%%

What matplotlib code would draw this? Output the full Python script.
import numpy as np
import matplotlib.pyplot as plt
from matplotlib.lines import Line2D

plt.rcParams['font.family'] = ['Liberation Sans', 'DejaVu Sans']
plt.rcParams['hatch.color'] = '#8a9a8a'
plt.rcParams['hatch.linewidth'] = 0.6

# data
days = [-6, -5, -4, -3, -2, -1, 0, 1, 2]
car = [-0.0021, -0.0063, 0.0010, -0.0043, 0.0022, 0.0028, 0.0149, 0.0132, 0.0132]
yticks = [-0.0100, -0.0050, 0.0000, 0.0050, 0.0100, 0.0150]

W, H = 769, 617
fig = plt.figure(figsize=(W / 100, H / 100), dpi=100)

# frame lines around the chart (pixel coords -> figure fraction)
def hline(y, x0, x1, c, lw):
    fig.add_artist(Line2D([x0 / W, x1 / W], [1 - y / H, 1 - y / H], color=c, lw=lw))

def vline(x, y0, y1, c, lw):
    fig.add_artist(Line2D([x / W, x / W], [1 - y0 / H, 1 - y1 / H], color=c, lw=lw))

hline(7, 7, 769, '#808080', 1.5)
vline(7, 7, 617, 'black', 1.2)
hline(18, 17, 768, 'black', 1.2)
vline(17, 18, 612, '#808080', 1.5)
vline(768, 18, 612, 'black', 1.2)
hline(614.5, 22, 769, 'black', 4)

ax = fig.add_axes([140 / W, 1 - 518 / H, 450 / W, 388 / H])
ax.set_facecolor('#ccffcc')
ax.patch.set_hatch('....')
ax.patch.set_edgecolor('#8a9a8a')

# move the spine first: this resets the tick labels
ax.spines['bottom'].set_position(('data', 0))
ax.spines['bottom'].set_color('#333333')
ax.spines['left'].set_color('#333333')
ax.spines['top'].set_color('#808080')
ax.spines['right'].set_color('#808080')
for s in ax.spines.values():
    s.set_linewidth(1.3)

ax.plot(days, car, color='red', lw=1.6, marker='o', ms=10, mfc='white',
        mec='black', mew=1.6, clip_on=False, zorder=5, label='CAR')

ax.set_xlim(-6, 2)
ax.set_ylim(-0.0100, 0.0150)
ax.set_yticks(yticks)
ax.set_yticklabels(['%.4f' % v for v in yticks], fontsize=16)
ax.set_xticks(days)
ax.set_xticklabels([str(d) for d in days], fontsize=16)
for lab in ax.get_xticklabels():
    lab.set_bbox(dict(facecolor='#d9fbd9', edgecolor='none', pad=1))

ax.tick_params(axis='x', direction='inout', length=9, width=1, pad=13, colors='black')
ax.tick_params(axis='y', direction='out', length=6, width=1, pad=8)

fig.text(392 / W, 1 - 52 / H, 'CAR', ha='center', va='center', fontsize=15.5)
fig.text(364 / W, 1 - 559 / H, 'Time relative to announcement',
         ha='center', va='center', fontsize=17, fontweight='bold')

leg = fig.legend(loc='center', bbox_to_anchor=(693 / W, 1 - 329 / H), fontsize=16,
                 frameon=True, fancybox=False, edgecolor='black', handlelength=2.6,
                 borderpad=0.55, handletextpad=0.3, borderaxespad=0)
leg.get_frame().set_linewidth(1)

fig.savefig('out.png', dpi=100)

%%

Give every line of the material again, exactly as it reads.

_ANSWER TO THIS EXERCISE:_
What matplotlib code would draw this? Output the full Python script.
import numpy as np
import matplotlib.pyplot as plt
from matplotlib.lines import Line2D

plt.rcParams['font.family'] = ['Liberation Sans', 'DejaVu Sans']
plt.rcParams['hatch.color'] = '#8a9a8a'
plt.rcParams['hatch.linewidth'] = 0.6

# data
days = [-6, -5, -4, -3, -2, -1, 0, 1, 2]
car = [-0.0021, -0.0063, 0.0010, -0.0043, 0.0022, 0.0028, 0.0149, 0.0132, 0.0132]
yticks = [-0.0100, -0.0050, 0.0000, 0.0050, 0.0100, 0.0150]

W, H = 769, 617
fig = plt.figure(figsize=(W / 100, H / 100), dpi=100)

# frame lines around the chart (pixel coords -> figure fraction)
def hline(y, x0, x1, c, lw):
    fig.add_artist(Line2D([x0 / W, x1 / W], [1 - y / H, 1 - y / H], color=c, lw=lw))

def vline(x, y0, y1, c, lw):
    fig.add_artist(Line2D([x / W, x / W], [1 - y0 / H, 1 - y1 / H], color=c, lw=lw))

hline(7, 7, 769, '#808080', 1.5)
vline(7, 7, 617, 'black', 1.2)
hline(18, 17, 768, 'black', 1.2)
vline(17, 18, 612, '#808080', 1.5)
vline(768, 18, 612, 'black', 1.2)
hline(614.5, 22, 769, 'black', 4)

ax = fig.add_axes([140 / W, 1 - 518 / H, 450 / W, 388 / H])
ax.set_facecolor('#ccffcc')
ax.patch.set_hatch('....')
ax.patch.set_edgecolor('#8a9a8a')

# move the spine first: this resets the tick labels
ax.spines['bottom'].set_position(('data', 0))
ax.spines['bottom'].set_color('#333333')
ax.spines['left'].set_color('#333333')
ax.spines['top'].set_color('#808080')
ax.spines['right'].set_color('#808080')
for s in ax.spines.values():
    s.set_linewidth(1.3)

ax.plot(days, car, color='red', lw=1.6, marker='o', ms=10, mfc='white',
        mec='black', mew=1.6, clip_on=False, zorder=5, label='CAR')

ax.set_xlim(-6, 2)
ax.set_ylim(-0.0100, 0.0150)
ax.set_yticks(yticks)
ax.set_yticklabels(['%.4f' % v for v in yticks], fontsize=16)
ax.set_xticks(days)
ax.set_xticklabels([str(d) for d in days], fontsize=16)
for lab in ax.get_xticklabels():
    lab.set_bbox(dict(facecolor='#d9fbd9', edgecolor='none', pad=1))

ax.tick_params(axis='x', direction='inout', length=9, width=1, pad=13, colors='black')
ax.tick_params(axis='y', direction='out', length=6, width=1, pad=8)

fig.text(392 / W, 1 - 52 / H, 'CAR', ha='center', va='center', fontsize=15.5)
fig.text(364 / W, 1 - 559 / H, 'Time relative to announcement',
         ha='center', va='center', fontsize=17, fontweight='bold')

leg = fig.legend(loc='center', bbox_to_anchor=(693 / W, 1 - 329 / H), fontsize=16,
                 frameon=True, fancybox=False, edgecolor='black', handlelength=2.6,
                 borderpad=0.55, handletextpad=0.3, borderaxespad=0)
leg.get_frame().set_linewidth(1)

fig.savefig('out.png', dpi=100)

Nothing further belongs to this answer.